Asphyxiation occurs when the body is deprived of oxygen. One common cause of asphyxia is choking, although other medical and environmental conditions, such as complications during general anesthesia or smoke inhalation, are also possible causes. Asphyxiation, by its definition, ends in the victim dying from the inability to draw further breath and supply her brain with oxygen.
The hallmark sign of a person undergoing asphyxiation is an inability to breathe normally. This may manifest as wheezing, clutching at the throat, agitation or loss of consciousness. Often, an afflicted person will turn blue from lack of oxygen and will gasp for breath but be unable to get air. If you see someone who is unable to breathe, call medical professionals immediately.

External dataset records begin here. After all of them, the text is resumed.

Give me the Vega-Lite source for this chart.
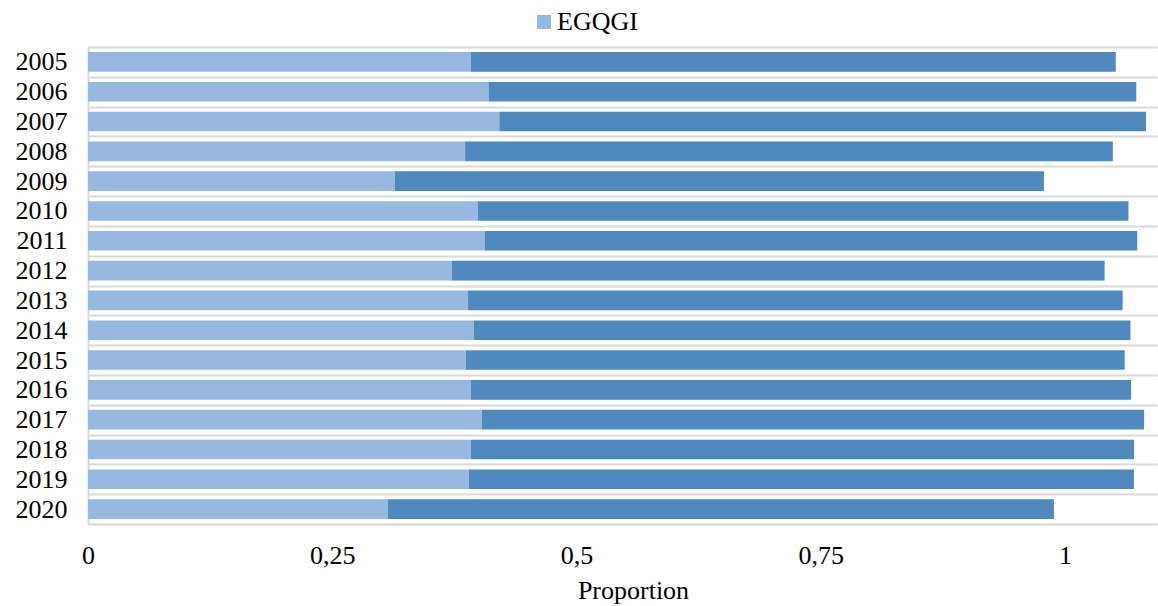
{
  "$schema": "https://vega.github.io/schema/vega-lite/v6.json",
  "width": 1069,
  "height": 477,
  "autosize": {"type": "none"},
  "padding": {"left": 88, "top": 47, "right": 1, "bottom": 82},
  "background": "white",
  "data": {
    "values": [
      {"year": "2005", "series": "EGQGI", "value": 0.392, "ord": 1},
      {"year": "2005", "series": "Other", "value": 0.660, "ord": 2},
      {"year": "2006", "series": "EGQGI", "value": 0.410, "ord": 1},
      {"year": "2006", "series": "Other", "value": 0.663, "ord": 2},
      {"year": "2007", "series": "EGQGI", "value": 0.421, "ord": 1},
      {"year": "2007", "series": "Other", "value": 0.662, "ord": 2},
      {"year": "2008", "series": "EGQGI", "value": 0.386, "ord": 1},
      {"year": "2008", "series": "Other", "value": 0.663, "ord": 2},
      {"year": "2009", "series": "EGQGI", "value": 0.314, "ord": 1},
      {"year": "2009", "series": "Other", "value": 0.6645, "ord": 2},
      {"year": "2010", "series": "EGQGI", "value": 0.399, "ord": 1},
      {"year": "2010", "series": "Other", "value": 0.666, "ord": 2},
      {"year": "2011", "series": "EGQGI", "value": 0.406, "ord": 1},
      {"year": "2011", "series": "Other", "value": 0.668, "ord": 2},
      {"year": "2012", "series": "EGQGI", "value": 0.3726, "ord": 1},
      {"year": "2012", "series": "Other", "value": 0.668, "ord": 2},
      {"year": "2013", "series": "EGQGI", "value": 0.389, "ord": 1},
      {"year": "2013", "series": "Other", "value": 0.670, "ord": 2},
      {"year": "2014", "series": "EGQGI", "value": 0.395, "ord": 1},
      {"year": "2014", "series": "Other", "value": 0.672, "ord": 2},
      {"year": "2015", "series": "EGQGI", "value": 0.3866, "ord": 1},
      {"year": "2015", "series": "Other", "value": 0.6745, "ord": 2},
      {"year": "2016", "series": "EGQGI", "value": 0.3917, "ord": 1},
      {"year": "2016", "series": "Other", "value": 0.676, "ord": 2},
      {"year": "2017", "series": "EGQGI", "value": 0.403, "ord": 1},
      {"year": "2017", "series": "Other", "value": 0.678, "ord": 2},
      {"year": "2018", "series": "EGQGI", "value": 0.3917, "ord": 1},
      {"year": "2018", "series": "Other", "value": 0.679, "ord": 2},
      {"year": "2019", "series": "EGQGI", "value": 0.390, "ord": 1},
      {"year": "2019", "series": "Other", "value": 0.6806, "ord": 2},
      {"year": "2020", "series": "EGQGI", "value": 0.3067, "ord": 1},
      {"year": "2020", "series": "Other", "value": 0.682, "ord": 2}
    ]
  },
  "mark": {"type": "bar", "height": {"band": 0.66}},
  "encoding": {
    "y": {
      "field": "year",
      "type": "ordinal",
      "scale": {"paddingInner": 0, "paddingOuter": 0},
      "axis": {
        "title": null,
        "tickBand": "extent",
        "grid": true,
        "gridColor": "#D9D9D9",
        "gridWidth": 2,
        "ticks": false,
        "domain": true,
        "domainColor": "#D9D9D9",
        "domainWidth": 2,
        "labelFont": "Liberation Serif",
        "labelFontSize": 26,
        "labelColor": "#000000",
        "labelPadding": 21
      }
    },
    "x": {
      "field": "value",
      "type": "quantitative",
      "stack": "zero",
      "scale": {"domain": [0, 1.0942], "nice": false, "zero": true},
      "axis": {
        "title": "Proportion",
        "values": [0, 0.25, 0.5, 0.75, 1],
        "labelExpr": "replace(toString(datum.value), '.', ',')",
        "grid": false,
        "ticks": false,
        "domain": true,
        "domainColor": "#D9D9D9",
        "domainWidth": 2,
        "labelFont": "Liberation Serif",
        "labelFontSize": 26,
        "labelColor": "#000000",
        "labelPadding": 18,
        "labelFlush": false,
        "titleFont": "Liberation Serif",
        "titleFontSize": 26,
        "titleFontWeight": "normal",
        "titleColor": "#000000",
        "titlePadding": 9,
        "titleX": 545
      }
    },
    "color": {
      "field": "series",
      "type": "nominal",
      "scale": {"domain": ["EGQGI", "Other"], "range": ["#97B9E0", "#4F89BD"]},
      "legend": {
        "title": null,
        "values": ["EGQGI"],
        "orient": "none",
        "legendX": 443,
        "legendY": -38,
        "padding": 0,
        "symbolType": "square",
        "symbolSize": 196,
        "symbolStrokeWidth": 0,
        "labelFont": "Liberation Serif",
        "labelFontSize": 26,
        "labelColor": "#000000",
        "labelOffset": 0
      }
    },
    "order": {"field": "ord", "type": "quantitative"}
  },
  "config": {"view": {"stroke": null}}
}
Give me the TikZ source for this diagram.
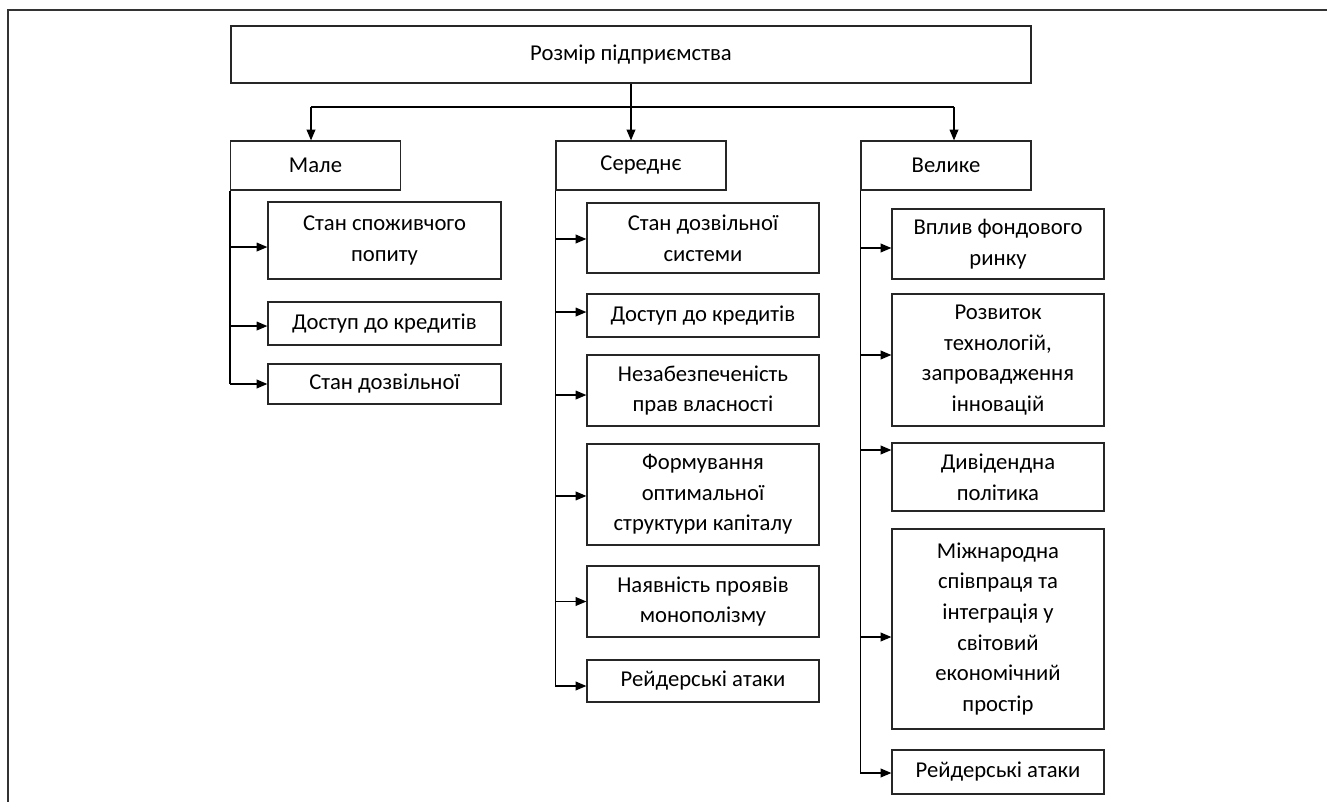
\documentclass[tikz,border=0pt]{standalone}
\usepackage{fontspec}
\setmainfont{Carlito}
\usetikzlibrary{arrows.meta}
\begin{document}
\begin{tikzpicture}[x=0.75pt,y=-0.75pt,
  box/.style={draw=black!85,line width=0.9pt,align=center,inner sep=2pt,
    font=\fontsize{17}{23}\selectfont},
  head/.style={box,minimum width=127.5pt,minimum height=36.75pt},
  smallbox/.style={box,minimum width=174.75pt},
  midbox/.style={box,minimum width=174pt},
  largebox/.style={box,minimum width=159pt},
  wire/.style={draw=black,line width=1pt},
  arrow/.style={wire,-{Triangle[length=8pt,width=6.5pt]}}]
\useasboundingbox (0,0) rectangle (1327,802);
\draw[black!80,line width=1.8pt] (8,802) -- (8,10) -- (1327,10);
% top level
\node[box,minimum width=600pt,minimum height=42.75pt] (size) at (631,54.5) {Розмір підприємства};
\node[head] (small) at (315.5,165.5) {Мале};
\node[head] (medium) at (641,165.5) {Середнє};
\node[head] (large) at (946,165.5) {Велике};
\coordinate (busL) at (311,107);
\coordinate (busR) at (954,107);
\draw[arrow] (size.south) -- (size.south |- medium.north);
\draw[wire] (busL) -- (busR);
\draw[arrow] (busL) -- (busL |- small.north);
\draw[arrow] (busR) -- (busR |- large.north);
% small
\node[smallbox,minimum height=57.75pt] (s1) at (384.5,240.5) {Стан споживчого\\попиту};
\node[smallbox,minimum height=32.25pt] (s2) at (384.5,323.5) {Доступ до кредитів};
\node[smallbox,minimum height=30pt] (s3) at (384.5,384) {Стан дозвільної};
% medium
\node[midbox,minimum height=52.5pt] (m1) at (703,238) {Стан дозвільної\\системи};
\node[midbox,minimum height=32.25pt] (m2) at (703,315.5) {Доступ до кредитів};
\node[midbox,minimum height=53.25pt] (m3) at (703,390.5) {Незабезпеченість\\прав власності};
\node[midbox,minimum height=75.75pt] (m4) at (703,494.5) {Формування\\оптимальної\\структури капіталу};
\node[midbox,minimum height=53.25pt] (m5) at (703,601.5) {Наявність проявів\\монополізму};
\node[midbox,minimum height=31.5pt] (m6) at (703,681) {Рейдерські атаки};
% large
\node[largebox,minimum height=52.5pt] (l1) at (998,244) {Вплив фондового\\ринку};
\node[largebox,minimum height=99pt] (l2) at (998,360) {Розвиток\\технологій,\\запровадження\\інновацій};
\node[largebox,minimum height=51pt] (l3) at (998,477) {Дивідендна\\політика};
\node[largebox,minimum height=150pt] (l4) at (998,629) {Міжнародна\\співпраця та\\інтеграція у\\світовий\\економічний\\простір};
\node[largebox,minimum height=33pt] (l5) at (998,772) {Рейдерські атаки};
% branches
\foreach \n/\s in {s1/-4.9,s2/-1.9,s3/0}{
  \path ([yshift=\s pt]\n.west) coordinate (\n-in);
  \draw[arrow] (small.south west |- \n-in) -- (\n-in);
}
\draw[wire] (small.south west) -- (small.south west |- s3-in);
\foreach \n/\s in {m1/-0.75,m2/2.6,m3/-3.4,m4/-1.1,m5/0,m6/-3.75}{
  \path ([yshift=\s pt]\n.west) coordinate (\n-in);
  \draw[arrow] (medium.south west |- \n-in) -- (\n-in);
}
\draw[wire] (medium.south west) -- (medium.south west |- m6-in);
\foreach \n/\s in {l1/-3,l2/3.75,l3/20.25,l4/-6,l5/-0.75}{
  \path ([yshift=\s pt]\n.west) coordinate (\n-in);
  \draw[arrow] (large.south west |- \n-in) -- (\n-in);
}
\draw[wire] (large.south west) -- (large.south west |- l5-in);
\end{tikzpicture}
\end{document}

Following asphyxiation, a characteristic foam may form in the airways, according to ENotes. This occurs when lung mucus mixes with air in the trachea as the victim unsuccessfully attempts to breathe. This foam can be found in the lungs or the throat and is typical in cases of drowning.
An important sign of asphyxiation is evidence of a neck injury that prevents normal breathing. Look for a physical obstruction around the neck that cuts off the victim's air supply. Neck bruises, a bleeding neck or broken neck bones signal a possible cause of asphyxiation. Victims also inflict neck wounds with their fingernails as they claw at their throats in an attempt to breathe.
Asphyxiation victims often display bloodshot eyes. Their eyes may look reddish with small red or purple splotches, according to ENotes. This condition occurs because of a build-up of pressure within the head, leading to small capillaries bursting in the eyes. These small hemorrhages also can occur in the face, neck and lungs.